A Coaster That Everyone Knows…
Seriously. Ask anyone what Space Mountain is and I guarantee they’ll say “oh it’s that big white dome at Disney World!”. It’s an icon that can be recognized from all across the world (literally, because almost every international park has a version of the ride). That said, just because a ride is popular doesn’t mean it’s good. Space Mountain is quite the old ride (it was built in 1975), so it’s obviously got some mileage on it. Does the ride come still off as charming and exciting as it did years ago? Let’s find out.
Retro Space Expedition
One of the initial positives about Space Mountain is its exterior and queue theming. As you walk through the queue tunnels you are greeted with various space pictures and broadcasts that make it feel like you’re in a 1980’s space station (it’s cooler than it sounds). It really gives you that classic Disney immersion, which is always a bonus.
As you approach the station, you are asked to go to either the Alpha side or the Omega side. This is because Space Mountain is actually two roller coasters. I’m pretty sure the tracks are mirror images of each other, so the ride experience is pretty much the same, but it still is nice to have a little bit of variety depending on what side you’re on.

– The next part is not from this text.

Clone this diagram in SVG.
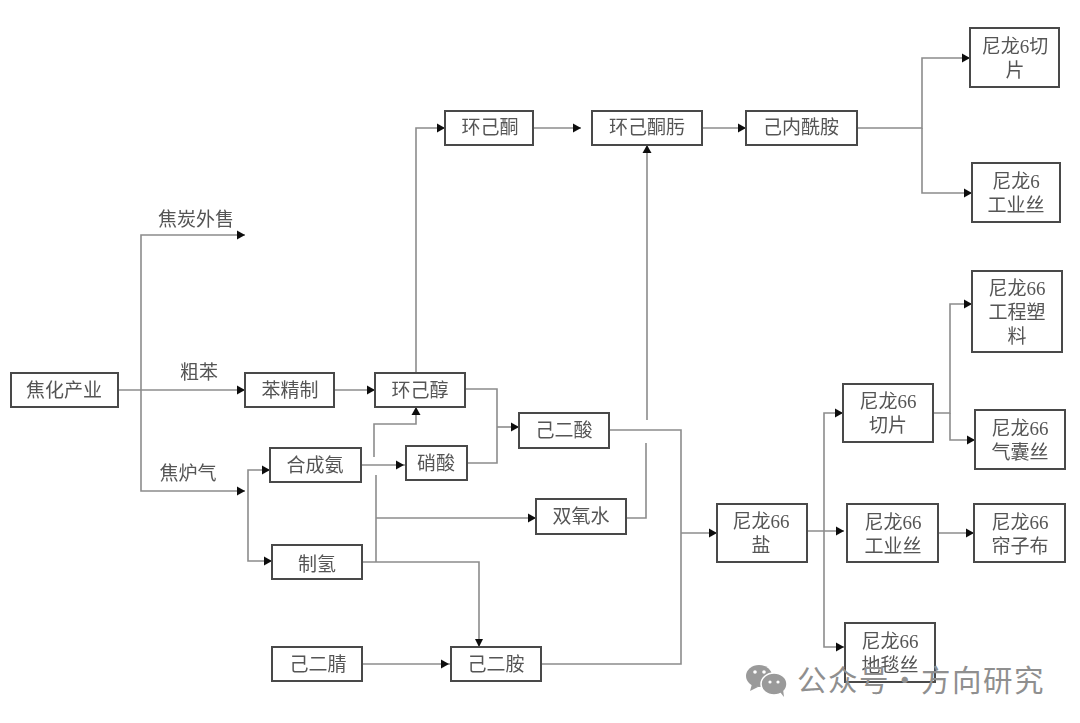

The vehicles are one of the best parts of ride. They are themed to look like a space shuttle, which of course adds to the immersion. The best part about them though is that they are only 1 person per row. This means that if you are sitting in the front you are going to feel extremely isolated with nothing but darkness ahead of you. Although the front is probably the best seat, the back is also pretty nice due to it having the most airtime and intensity.
Fun, but Dated…
The actually roller coaster is pretty enjoyable overall, with lots of dips and sharp turns that are thrilling enough for both coaster enthusiasts and casual theme park goers. That said, because Space Mountain was built in the 70s it lacks any outstanding elements that modern roller coasters have today. Pretty much the entire ride is just a bunch of turns and about 4 drops (the last drop is amazing in the back though). The dueling aspect is kind of cool, but there are only a couple points where it’s noticeable. Those moments are when you are going up the lift hill and during the drops next to the lift hill, because they are the only times where it isn’t pitch black around you. The darkness isn’t a negative though, as it makes the ride both feel faster and seem more terrifying. You can slightly make out support beams during the ride, which only adds to the scare-factor because you don’t know if you are going to hit them or not. Putting your hands up is very daunting, especially if you are tall. Basically, if it weren’t for the ride being in the dark, it probably wouldn’t be nearly as fun as it is.
Space Mountain is an above average roller coaster due to its pitch-black atmosphere and nostalgia factor. Sadly, it does suffer from being a bit rough and uninteresting due to its age. It is definitely a must do when visiting Walt Disney World, but that is because it is an awesome Disney attraction–not because it is an awesome roller coaster. Honestly, I hope that once the Tron roller coasters opens next door Disney will temporarily shut Space Mountain down to either retrack it or put a completely new track layout in. If they redid the coaster to be something more like Space Mountain: Mission 2 in Disneyland Paris, it would breathe some new life into an otherwise simplistic roller coaster. I definitely like space mountain, I just don’t love it.